“我该……知道什麽吗?”白锦涵头顶三个问号。
楚秋笑着把他本就乱糟糟的头发抓得更乱,“你是小坏蛋,昨晚上起夜时出了血,我被吓得魂飞魄散,以为你要生了,急吼吼地让医生过来,结果是虚惊一场。然後我就睡不着了,你说说你是不是小坏蛋?”
白锦涵扑在他身上摇头,笑眯眯的,“辛苦秋秋了,要亲亲。”
他仰头撅着嘴,秀气得更像一个女孩子,楚秋蜻蜓点水般啾了他一口,说:“吃完饭回来再亲。”
到了爷爷的院子,饭厅里闹闹嚷嚷的,白锦涵原以为就差他们了,可没想到楚燃还要晚一点,一边扎着头发,一边风风火火地跑过来,险些装着白锦涵。
不过不用楚秋出手,楚燃自己就先一个急转让惯性把自己甩墙上贴着。
“好家夥,还好我看演唱会挤出了经验,身体异常灵活。”
白锦涵吓了一跳,忙问:“阿燃你还好吗?”
楚燃摸了摸鼻子,还行,没塌,然後就笑眯眯地对白锦涵说:“嫂子新年好呀!”
白锦涵从楚秋的兜里掏出个红包递过去,“阿燃新年好,祝愿你天天开心~房子永远不跨~”
楚秋补刀:“也祝你学业有成。”
楚燃:“……”
大哥好讨厌,大过年的还说这扫兴的,哪壶不开提哪壶,简直就是赤裸裸的报复!
楚燃敢怒不敢言,接了白锦涵的红包,笑眯眯地挽着他的胳膊,一起往院子里走去。
白锦涵发红包接红包到手软,吉祥话被掏了个空,热热闹闹地吃过今年的第一顿饭,送走他们,才终于清静下来。

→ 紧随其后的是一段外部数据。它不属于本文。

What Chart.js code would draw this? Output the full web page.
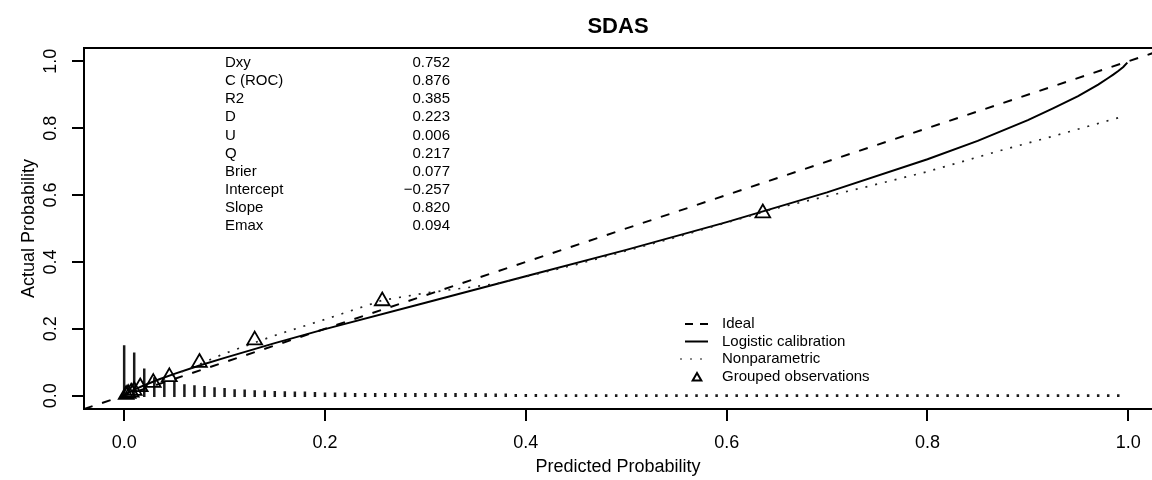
<!DOCTYPE html>
<html>
<head>
<meta charset="utf-8">
<title>SDAS calibration</title>
<script src="https://cdn.jsdelivr.net/npm/chart.js@4.4.0/dist/chart.umd.min.js"></script>
<style>
  html, body { margin: 0; padding: 0; background: #fff; }
  #wrap { width: 1152px; height: 480px; }
</style>
</head>
<body>
<div id="wrap"><canvas id="calChart" width="1152" height="480"></canvas></div>
<script>
const FONT = '"Liberation Sans", Arial, Helvetica, sans-serif';

// axis ticks
const xTicks = [0, 0.2, 0.4, 0.6, 0.8, 1.0];
const yTicks = [0, 0.2, 0.4, 0.6, 0.8, 1.0];

// ideal line (abline 0,1 across the whole plot)
const idealX = [-0.04, 1.04];
const idealY = [-0.04, 1.04];

// logistic calibration curve
const logisticX = [0.002, 0.005, 0.01, 0.02, 0.035, 0.05, 0.075, 0.1, 0.15, 0.2, 0.3, 0.4, 0.5, 0.6, 0.7, 0.8, 0.85, 0.9, 0.925, 0.95, 0.96, 0.97, 0.98, 0.985, 0.99, 0.995, 0.999];
const logisticY = [0.005, 0.010, 0.018, 0.031, 0.049, 0.065, 0.090, 0.113, 0.157, 0.199, 0.278, 0.357, 0.436, 0.519, 0.608, 0.707, 0.762, 0.824, 0.859, 0.896, 0.913, 0.930, 0.950, 0.960, 0.971, 0.983, 0.996];

// nonparametric (dotted) curve
const nonparX = [0.002, 0.01, 0.02, 0.05, 0.1, 0.15, 0.2, 0.257, 0.3, 0.37, 0.45, 0.55, 0.65, 0.74, 0.8, 0.875, 0.93, 0.99];
const nonparY = [0.003, 0.013, 0.026, 0.062, 0.126, 0.180, 0.228, 0.285, 0.307, 0.334, 0.392, 0.474, 0.561, 0.625, 0.670, 0.735, 0.780, 0.831];

// grouped observations (triangles)
const groupX = [0.002, 0.004, 0.007, 0.010, 0.016, 0.029, 0.045, 0.075, 0.130, 0.257, 0.636];
const groupY = [0.003, 0.006, 0.010, 0.015, 0.026, 0.039, 0.056, 0.099, 0.166, 0.283, 0.546];

// spike histogram of predicted probabilities along the bottom
const spikeBase = -0.004;
const spikeX = [
  0.00, 0.01, 0.02, 0.03, 0.04, 0.05, 0.06, 0.07, 0.08, 0.09,
  0.10, 0.11, 0.12, 0.13, 0.14, 0.15, 0.16, 0.17, 0.18, 0.19,
  0.20, 0.21, 0.22, 0.23, 0.24, 0.25, 0.26, 0.27, 0.28, 0.29,
  0.30, 0.31, 0.32, 0.33, 0.34, 0.35, 0.36, 0.37, 0.38, 0.39,
  0.40, 0.41, 0.42, 0.43, 0.44, 0.45, 0.46, 0.47, 0.48, 0.49,
  0.50, 0.51, 0.52, 0.53, 0.54, 0.55, 0.56, 0.57, 0.58, 0.59,
  0.60, 0.61, 0.62, 0.63, 0.64, 0.65, 0.66, 0.67, 0.68, 0.69,
  0.70, 0.71, 0.72, 0.73, 0.74, 0.75, 0.76, 0.77, 0.78, 0.79,
  0.80, 0.81, 0.82, 0.83, 0.84, 0.85, 0.86, 0.87, 0.88, 0.89,
  0.90, 0.91, 0.92, 0.93, 0.94, 0.95, 0.96, 0.97, 0.98, 0.99
];
const spikeTop = [
  0.151, 0.129, 0.081, 0.055, 0.044, 0.041, 0.034, 0.031, 0.029, 0.025,
  0.023, 0.019, 0.018, 0.016, 0.015, 0.014, 0.013, 0.012, 0.012, 0.011,
  0.009, 0.009, 0.009, 0.008, 0.008, 0.008, 0.008, 0.008, 0.008, 0.008,
  0.008, 0.008, 0.008, 0.008, 0.008, 0.008, 0.007, 0.006, 0.006, 0.005,
  0.005, 0.005, 0.004, 0.004, 0.004, 0.004, 0.004, 0.004, 0.004, 0.004,
  0.004, 0.004, 0.004, 0.004, 0.004, 0.004, 0.004, 0.004, 0.004, 0.004,
  0.004, 0.004, 0.004, 0.004, 0.004, 0.004, 0.004, 0.004, 0.004, 0.004,
  0.004, 0.004, 0.004, 0.004, 0.004, 0.004, 0.004, 0.004, 0.004, 0.004,
  0.004, 0.004, 0.004, 0.004, 0.004, 0.004, 0.004, 0.004, 0.004, 0.004,
  0.004, 0.004, 0.004, 0.004, 0.004, 0.004, 0.004, 0.004, 0.004, 0.004
];

// index statistics printed in the upper left
const statLabels = ["Dxy", "C (ROC)", "R2", "D", "U", "Q", "Brier", "Intercept", "Slope", "Emax"];
const statValues = ["0.752", "0.876", "0.385", "0.223", "0.006", "0.217", "0.077", "\u22120.257", "0.820", "0.094"];

const legendLabels = ["Ideal", "Logistic calibration", "Nonparametric", "Grouped observations"];

function toPoints(xs, ys) {
  return xs.map((x, i) => ({ x: x, y: ys[i] }));
}

const spikePoints = [];
spikeX.forEach((x, i) => {
  spikePoints.push({ x: x, y: spikeBase }, { x: x, y: spikeTop[i] }, { x: x, y: null });
});

function drawTriangle(ctx, cx, cy, r) {
  ctx.beginPath();
  for (let k = 0; k < 3; k++) {
    const a = k * 2 * Math.PI / 3;
    const px = cx + Math.sin(a) * r;
    const py = cy - Math.cos(a) * r;
    if (k === 0) ctx.moveTo(px, py); else ctx.lineTo(px, py);
  }
  ctx.closePath();
  ctx.stroke();
}

// top frame line, statistics block and the legend
const notesPlugin = {
  id: "notes",
  afterDraw(chart) {
    const ctx = chart.ctx;
    const a = chart.chartArea;
    ctx.save();
    ctx.strokeStyle = "#000";
    ctx.lineWidth = 2;
    ctx.beginPath();
    ctx.moveTo(a.left - 1, a.top);
    ctx.lineTo(a.right, a.top);
    ctx.stroke();

    ctx.fillStyle = "#000";
    ctx.font = "15px " + FONT;
    ctx.textBaseline = "middle";
    statLabels.forEach((lab, i) => {
      const y = 63 + i * 18.1;
      ctx.textAlign = "left";
      ctx.fillText(lab, 225, y);
      ctx.textAlign = "right";
      ctx.fillText(statValues[i], 450, y);
    });

    // legend
    const rows = [324, 341.5, 359, 377];
    ctx.textAlign = "left";
    legendLabels.forEach((lab, i) => ctx.fillText(lab, 722, rows[i]));

    ctx.lineWidth = 2;
    ctx.setLineDash([8, 7]);
    ctx.beginPath(); ctx.moveTo(685, rows[0]); ctx.lineTo(708, rows[0]); ctx.stroke();
    ctx.setLineDash([]);
    ctx.beginPath(); ctx.moveTo(685, rows[1]); ctx.lineTo(708, rows[1]); ctx.stroke();
    ctx.fillStyle = "#333";
    [681, 691, 701].forEach(x => ctx.fillRect(x - 0.75, rows[2] - 0.75, 1.5, 1.5));
    ctx.lineWidth = 2;
    drawTriangle(ctx, 697, rows[3] + 1, 5);
    ctx.restore();
  }
};

const tickFont = { family: FONT, size: 18 };

new Chart(document.getElementById("calChart"), {
  type: "scatter",
  data: {
    datasets: [
      {
        label: "Grouped observations",
        data: toPoints(groupX, groupY),
        showLine: false,
        pointStyle: "triangle",
        pointRadius: 8.5,
        pointBorderWidth: 1.8,
        pointBorderColor: "#000",
        pointBackgroundColor: "rgba(0,0,0,0)"
      },
      {
        label: "Nonparametric",
        data: toPoints(nonparX, nonparY),
        showLine: true,
        borderColor: "#222",
        borderWidth: 1.7,
        borderDash: [2, 8],
        pointRadius: 0,
        tension: 0
      },
      {
        label: "Logistic calibration",
        data: toPoints(logisticX, logisticY),
        showLine: true,
        borderColor: "#000",
        borderWidth: 2,
        pointRadius: 0,
        tension: 0
      },
      {
        label: "Ideal",
        data: toPoints(idealX, idealY),
        showLine: true,
        borderColor: "#000",
        borderWidth: 2,
        borderDash: [9, 10],
        pointRadius: 0
      },
      {
        label: "Spikes",
        data: spikePoints,
        showLine: true,
        spanGaps: false,
        borderColor: "#1a1a1a",
        borderWidth: 2.5,
        pointRadius: 0
      }
    ]
  },
  options: {
    responsive: false,
    animation: false,
    devicePixelRatio: 1,
    layout: { padding: 0, autoPadding: false },
    plugins: {
      legend: { display: false },
      tooltip: { enabled: false },
      title: {
        display: true,
        text: "SDAS",
        fullSize: false,
        color: "#000",
        font: { family: FONT, size: 22, weight: "bold" },
        padding: { top: 14, bottom: 7.5 }
      }
    },
    scales: {
      x: {
        type: "linear",
        min: -0.04,
        max: 1.0236,
        afterBuildTicks: s => { s.ticks = xTicks.map(v => ({ value: v })); },
        afterFit: s => { s.height = 71; s.paddingLeft = 0; s.paddingRight = 0; },
        ticks: {
          color: "#000",
          font: tickFont,
          padding: 11,
          maxRotation: 0,
          autoSkip: false,
          callback: v => Number(v).toFixed(1)
        },
        grid: { drawOnChartArea: false, drawTicks: true, tickLength: 12, lineWidth: 2, color: "#000" },
        border: { display: true, color: "#000", width: 2 },
        title: {
          display: true,
          text: "Predicted Probability",
          color: "#000",
          font: tickFont,
          padding: { top: 0, bottom: 2 }
        }
      },
      y: {
        type: "linear",
        min: -0.04,
        max: 1.04,
        afterBuildTicks: s => { s.ticks = yTicks.map(v => ({ value: v })); },
        afterFit: s => { s.width = 84; s.paddingTop = 0; s.paddingBottom = 0; },
        ticks: {
          color: "#000",
          font: tickFont,
          padding: 8,
          minRotation: 90,
          maxRotation: 90,
          crossAlign: "center",
          autoSkip: false,
          callback: v => Number(v).toFixed(1)
        },
        grid: { drawOnChartArea: false, drawTicks: true, tickLength: 12, lineWidth: 2, color: "#000" },
        border: { display: true, color: "#000", width: 2 },
        title: {
          display: true,
          text: "Actual Probability",
          color: "#000",
          font: tickFont,
          padding: { top: 18, bottom: 0 }
        }
      }
    }
  },
  plugins: [notesPlugin]
});
</script>
</body>
</html>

“这要是在外人面前让我说这麽多无趣的话,我尴尬得脚趾抠出三室一厅。”白锦涵叹道。
他不爱和人打交道,但是小时候经常来这里玩的缘故,他没有融入体验过融入伴侣家庭的尴尬期。
楚秋扶着他慢慢悠悠地往回走,说:“他们明日回来,按照惯例,拜年的人从初三开始到我们家来,我想咱们搬去医院住着待産,省得他们打扰你。”
经过昨晚的事,哪怕家里住着医生,有完备的医疗器械,可楚秋还是不放心。
白锦涵惊讶:“年前不是说我们俩不用出去见客吗?”
楚秋点头:“我就怕哪个缺心眼的点名道姓要见你,比如周问律。咱们还是去医院比较保险。”
在这些小事方面,白锦涵总是听从楚秋的话。虽说他不喜欢医院,可那里能让楚秋放心,他愿意退让一步。
白锦涵不由自主地挺起胸膛——哼,谁还说他不爱楚秋丶又作又爱闯祸啊?自己明明就是秋秋的贴心小棉袄!